Results of the offer
On September 3, 2024, EABL published a tender offer to acquire 100% of UBL.
The offer had attached a value of UGX12.3b on the 2.18 million ordinary shares, which translated to 1.81% of UBL’s total share capital.
At the time, EABL owned at least 98.19 percent of UBL.
An offer of Shs5,630 per share – significantly higher than the then share price of UGX 4,388.24 – had been placed – a premium for minority shareholders – who are mostly retail investors.
But results released in April indicated that the offer had fallen short of the target, realising just 7.9% of the 2.18 million shares EABL had hoped to buy.
EABL indicated it had received sale offers of just 151,156 shares.
URSB regulatory filings indicate that 136,322 shares have since been transferred from individuals and families.

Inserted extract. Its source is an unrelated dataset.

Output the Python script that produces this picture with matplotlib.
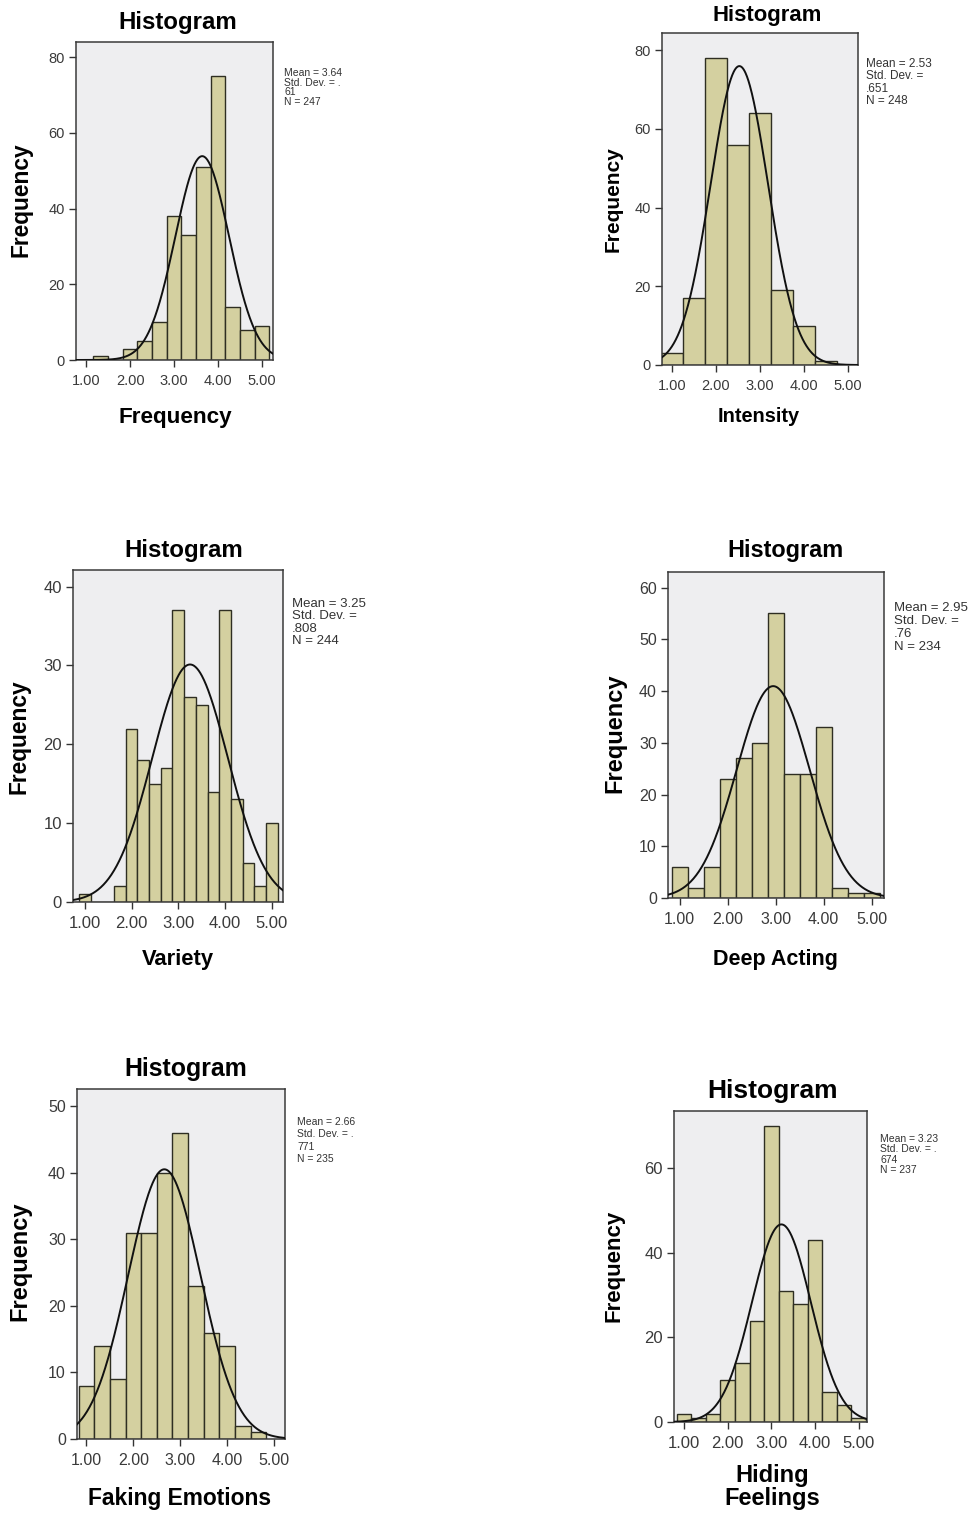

This, therefore, means that EABL increased its holding in UBL to 118,444,469 ordinary shares or 98.32% of the issued ordinary shares, which represents an increase of 0.13%.
Market analysts say the offer could have collapsed because some shareholders felt that EABL could have undervalued their shares, while others could have decided to hold onto their holding to continue sharing into the company’s growing profitability.
EABL had earlier hired Mazars BRJ, an independent valuer, to assess the value of its Ugandan subsidiary, which returned a valuation of UGX 670.4b, slightly higher than the UGX 659.2b EABL had recorded as book value.
It is from this that EABL priced the offer at UGX 5,630 per share, in an offer that opened on September 3, 2024.